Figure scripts
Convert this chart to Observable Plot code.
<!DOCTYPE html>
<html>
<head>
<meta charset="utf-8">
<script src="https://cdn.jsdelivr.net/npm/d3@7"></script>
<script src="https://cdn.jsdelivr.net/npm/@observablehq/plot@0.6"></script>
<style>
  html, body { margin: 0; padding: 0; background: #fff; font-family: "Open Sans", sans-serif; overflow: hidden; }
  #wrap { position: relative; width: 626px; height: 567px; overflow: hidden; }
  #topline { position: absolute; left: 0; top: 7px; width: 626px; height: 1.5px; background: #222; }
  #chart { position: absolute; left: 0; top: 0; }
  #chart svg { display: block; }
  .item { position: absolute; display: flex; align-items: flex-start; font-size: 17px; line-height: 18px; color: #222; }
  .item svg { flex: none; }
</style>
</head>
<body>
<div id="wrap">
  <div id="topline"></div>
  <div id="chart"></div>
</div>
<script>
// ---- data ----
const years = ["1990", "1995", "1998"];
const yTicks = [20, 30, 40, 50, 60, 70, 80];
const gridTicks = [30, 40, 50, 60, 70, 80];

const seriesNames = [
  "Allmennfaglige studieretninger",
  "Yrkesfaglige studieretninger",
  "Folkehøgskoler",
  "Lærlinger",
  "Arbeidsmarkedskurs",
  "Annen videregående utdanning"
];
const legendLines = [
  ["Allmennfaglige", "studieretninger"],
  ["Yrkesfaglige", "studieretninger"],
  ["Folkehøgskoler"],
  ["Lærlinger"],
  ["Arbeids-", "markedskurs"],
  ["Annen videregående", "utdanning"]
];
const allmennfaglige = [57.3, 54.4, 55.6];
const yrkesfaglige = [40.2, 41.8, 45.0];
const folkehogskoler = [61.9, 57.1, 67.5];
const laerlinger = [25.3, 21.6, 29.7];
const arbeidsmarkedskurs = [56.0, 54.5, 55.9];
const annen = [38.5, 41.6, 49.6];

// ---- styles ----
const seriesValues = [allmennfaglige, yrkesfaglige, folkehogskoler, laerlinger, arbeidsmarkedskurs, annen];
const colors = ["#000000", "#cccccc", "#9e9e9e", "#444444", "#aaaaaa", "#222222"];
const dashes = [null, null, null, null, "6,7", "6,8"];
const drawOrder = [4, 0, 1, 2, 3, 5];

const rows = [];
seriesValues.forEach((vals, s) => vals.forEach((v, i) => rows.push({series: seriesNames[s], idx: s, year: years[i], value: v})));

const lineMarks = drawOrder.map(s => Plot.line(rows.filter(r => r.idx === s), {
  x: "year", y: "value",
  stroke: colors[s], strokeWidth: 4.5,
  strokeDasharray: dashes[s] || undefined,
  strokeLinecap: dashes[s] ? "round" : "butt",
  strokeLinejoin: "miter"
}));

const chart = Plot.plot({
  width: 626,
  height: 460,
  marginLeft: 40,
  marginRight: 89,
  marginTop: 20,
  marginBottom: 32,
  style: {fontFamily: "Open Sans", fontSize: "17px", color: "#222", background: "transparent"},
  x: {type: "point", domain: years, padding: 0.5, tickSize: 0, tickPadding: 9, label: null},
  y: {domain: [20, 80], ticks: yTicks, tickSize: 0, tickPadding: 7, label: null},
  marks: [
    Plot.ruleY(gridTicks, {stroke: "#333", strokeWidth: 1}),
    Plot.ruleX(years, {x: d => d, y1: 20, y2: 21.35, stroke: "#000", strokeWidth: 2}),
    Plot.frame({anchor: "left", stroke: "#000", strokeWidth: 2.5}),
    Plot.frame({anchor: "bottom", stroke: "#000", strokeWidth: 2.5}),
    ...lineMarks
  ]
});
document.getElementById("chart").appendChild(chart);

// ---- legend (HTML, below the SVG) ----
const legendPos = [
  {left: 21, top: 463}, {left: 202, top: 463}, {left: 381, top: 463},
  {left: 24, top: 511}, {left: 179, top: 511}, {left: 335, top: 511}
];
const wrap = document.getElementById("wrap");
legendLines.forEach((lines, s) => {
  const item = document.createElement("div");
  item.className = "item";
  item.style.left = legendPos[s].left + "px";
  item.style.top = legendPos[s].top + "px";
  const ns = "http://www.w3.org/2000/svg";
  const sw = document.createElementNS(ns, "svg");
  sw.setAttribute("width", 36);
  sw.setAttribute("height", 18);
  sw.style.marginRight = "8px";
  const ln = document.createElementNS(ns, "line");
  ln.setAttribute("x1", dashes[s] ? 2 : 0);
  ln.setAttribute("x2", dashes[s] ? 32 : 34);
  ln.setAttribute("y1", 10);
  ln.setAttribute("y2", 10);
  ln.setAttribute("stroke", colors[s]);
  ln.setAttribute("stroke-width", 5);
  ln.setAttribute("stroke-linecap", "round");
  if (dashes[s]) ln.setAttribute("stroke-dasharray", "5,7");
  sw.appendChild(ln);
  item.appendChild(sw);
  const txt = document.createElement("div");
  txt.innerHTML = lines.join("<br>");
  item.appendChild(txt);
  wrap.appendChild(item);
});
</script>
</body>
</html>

...

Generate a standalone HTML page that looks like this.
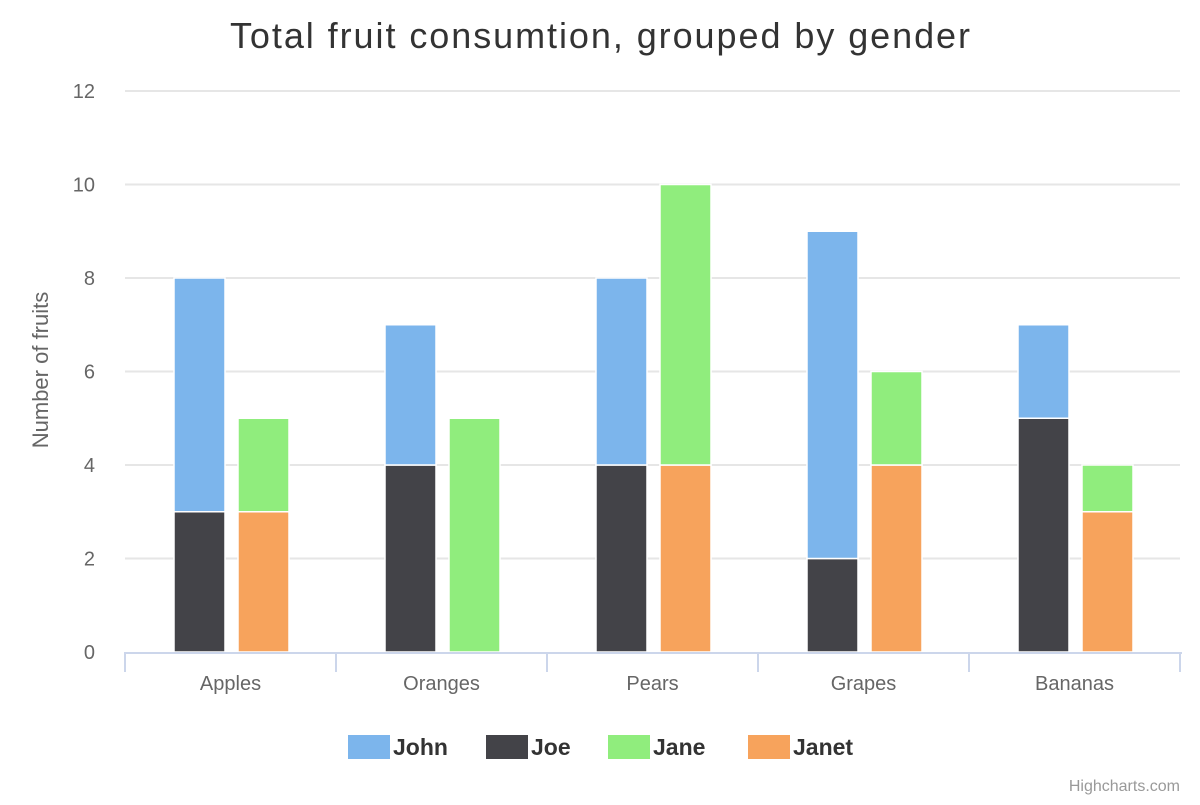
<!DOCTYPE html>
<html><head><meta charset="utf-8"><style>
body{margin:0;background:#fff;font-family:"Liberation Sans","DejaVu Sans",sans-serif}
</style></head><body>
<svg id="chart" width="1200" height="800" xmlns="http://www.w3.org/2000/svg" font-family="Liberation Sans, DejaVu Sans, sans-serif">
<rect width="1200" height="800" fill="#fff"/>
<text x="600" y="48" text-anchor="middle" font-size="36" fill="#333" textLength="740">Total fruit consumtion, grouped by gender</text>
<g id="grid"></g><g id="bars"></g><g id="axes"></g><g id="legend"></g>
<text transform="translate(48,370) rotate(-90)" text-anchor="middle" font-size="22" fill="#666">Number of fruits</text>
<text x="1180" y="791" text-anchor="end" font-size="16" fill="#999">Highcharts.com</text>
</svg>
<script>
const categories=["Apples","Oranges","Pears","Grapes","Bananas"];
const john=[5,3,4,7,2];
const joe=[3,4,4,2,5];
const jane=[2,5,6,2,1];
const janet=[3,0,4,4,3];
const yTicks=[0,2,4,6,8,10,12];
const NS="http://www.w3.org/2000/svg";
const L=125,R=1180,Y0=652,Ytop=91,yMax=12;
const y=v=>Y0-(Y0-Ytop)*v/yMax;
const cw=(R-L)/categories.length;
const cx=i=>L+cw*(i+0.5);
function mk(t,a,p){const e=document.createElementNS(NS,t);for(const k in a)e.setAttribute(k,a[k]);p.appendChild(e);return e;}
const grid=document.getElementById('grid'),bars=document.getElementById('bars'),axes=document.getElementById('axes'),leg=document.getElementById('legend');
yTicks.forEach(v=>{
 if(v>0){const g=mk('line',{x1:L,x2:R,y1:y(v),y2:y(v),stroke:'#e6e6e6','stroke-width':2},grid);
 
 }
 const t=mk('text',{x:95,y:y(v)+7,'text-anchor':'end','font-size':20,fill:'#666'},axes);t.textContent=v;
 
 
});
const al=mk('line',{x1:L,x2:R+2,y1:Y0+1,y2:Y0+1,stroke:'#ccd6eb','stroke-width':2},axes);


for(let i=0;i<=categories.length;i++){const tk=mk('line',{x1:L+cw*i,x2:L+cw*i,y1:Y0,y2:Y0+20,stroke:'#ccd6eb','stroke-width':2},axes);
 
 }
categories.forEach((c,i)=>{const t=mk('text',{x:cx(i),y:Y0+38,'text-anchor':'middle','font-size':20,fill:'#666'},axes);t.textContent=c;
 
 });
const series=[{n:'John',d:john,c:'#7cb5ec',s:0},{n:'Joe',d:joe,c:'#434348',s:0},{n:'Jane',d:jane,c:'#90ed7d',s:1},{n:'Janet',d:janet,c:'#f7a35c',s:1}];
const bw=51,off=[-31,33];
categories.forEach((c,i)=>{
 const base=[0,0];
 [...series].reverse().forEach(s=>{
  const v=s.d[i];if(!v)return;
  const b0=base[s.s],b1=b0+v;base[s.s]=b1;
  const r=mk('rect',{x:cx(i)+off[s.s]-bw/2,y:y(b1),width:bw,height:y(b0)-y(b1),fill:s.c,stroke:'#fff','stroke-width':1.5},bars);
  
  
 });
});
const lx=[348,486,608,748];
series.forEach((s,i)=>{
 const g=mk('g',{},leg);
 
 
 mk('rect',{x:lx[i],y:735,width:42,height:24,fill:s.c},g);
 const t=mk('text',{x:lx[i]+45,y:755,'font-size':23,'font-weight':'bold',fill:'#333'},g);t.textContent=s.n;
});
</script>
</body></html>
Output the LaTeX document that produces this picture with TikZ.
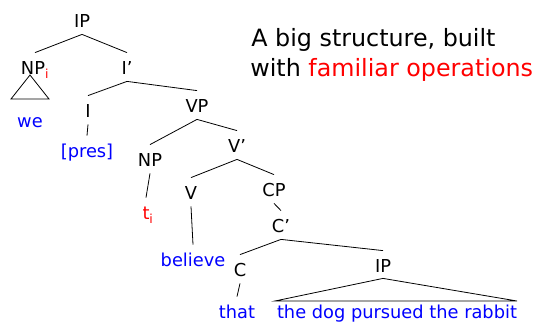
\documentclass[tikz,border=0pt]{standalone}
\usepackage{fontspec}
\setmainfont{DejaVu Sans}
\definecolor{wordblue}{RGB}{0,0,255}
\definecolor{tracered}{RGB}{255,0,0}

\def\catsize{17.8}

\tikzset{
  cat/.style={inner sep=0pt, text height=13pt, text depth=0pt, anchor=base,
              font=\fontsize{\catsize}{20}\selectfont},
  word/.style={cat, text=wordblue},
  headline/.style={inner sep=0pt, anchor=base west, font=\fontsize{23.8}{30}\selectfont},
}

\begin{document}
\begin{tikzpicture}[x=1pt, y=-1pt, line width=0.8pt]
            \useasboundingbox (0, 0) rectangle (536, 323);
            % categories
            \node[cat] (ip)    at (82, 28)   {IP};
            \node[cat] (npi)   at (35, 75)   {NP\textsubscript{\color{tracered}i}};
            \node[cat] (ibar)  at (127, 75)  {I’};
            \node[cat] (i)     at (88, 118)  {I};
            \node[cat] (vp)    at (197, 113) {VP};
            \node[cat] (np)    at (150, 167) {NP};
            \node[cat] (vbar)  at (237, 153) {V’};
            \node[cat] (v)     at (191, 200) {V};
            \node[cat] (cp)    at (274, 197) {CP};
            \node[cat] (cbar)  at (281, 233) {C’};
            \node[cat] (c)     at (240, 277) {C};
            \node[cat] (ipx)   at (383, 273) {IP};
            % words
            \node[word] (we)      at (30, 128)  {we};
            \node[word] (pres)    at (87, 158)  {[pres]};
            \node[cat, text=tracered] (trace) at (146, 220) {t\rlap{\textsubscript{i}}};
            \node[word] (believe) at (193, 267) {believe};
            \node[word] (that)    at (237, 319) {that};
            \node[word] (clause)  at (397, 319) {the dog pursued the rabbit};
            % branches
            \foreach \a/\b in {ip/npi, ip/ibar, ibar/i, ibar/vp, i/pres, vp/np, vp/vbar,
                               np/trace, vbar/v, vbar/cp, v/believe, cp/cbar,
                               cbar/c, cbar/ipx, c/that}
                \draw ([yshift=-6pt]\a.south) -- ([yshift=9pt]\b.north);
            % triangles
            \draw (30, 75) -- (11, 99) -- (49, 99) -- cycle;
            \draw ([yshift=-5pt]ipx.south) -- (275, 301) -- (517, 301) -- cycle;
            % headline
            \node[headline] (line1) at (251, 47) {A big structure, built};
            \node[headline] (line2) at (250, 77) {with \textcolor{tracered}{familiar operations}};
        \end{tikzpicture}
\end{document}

> To do:
Every line from the one containing "Convert this chart to Observable Plot code." through the one containing "const gridTicks = [30, 40, 50, 60, 70, 80];" is to be given again exactly, both ends included, and no line outside that range.

> Output for this task:
Convert this chart to Observable Plot code.
<!DOCTYPE html>
<html>
<head>
<meta charset="utf-8">
<script src="https://cdn.jsdelivr.net/npm/d3@7"></script>
<script src="https://cdn.jsdelivr.net/npm/@observablehq/plot@0.6"></script>
<style>
  html, body { margin: 0; padding: 0; background: #fff; font-family: "Open Sans", sans-serif; overflow: hidden; }
  #wrap { position: relative; width: 626px; height: 567px; overflow: hidden; }
  #topline { position: absolute; left: 0; top: 7px; width: 626px; height: 1.5px; background: #222; }
  #chart { position: absolute; left: 0; top: 0; }
  #chart svg { display: block; }
  .item { position: absolute; display: flex; align-items: flex-start; font-size: 17px; line-height: 18px; color: #222; }
  .item svg { flex: none; }
</style>
</head>
<body>
<div id="wrap">
  <div id="topline"></div>
  <div id="chart"></div>
</div>
<script>
// ---- data ----
const years = ["1990", "1995", "1998"];
const yTicks = [20, 30, 40, 50, 60, 70, 80];
const gridTicks = [30, 40, 50, 60, 70, 80];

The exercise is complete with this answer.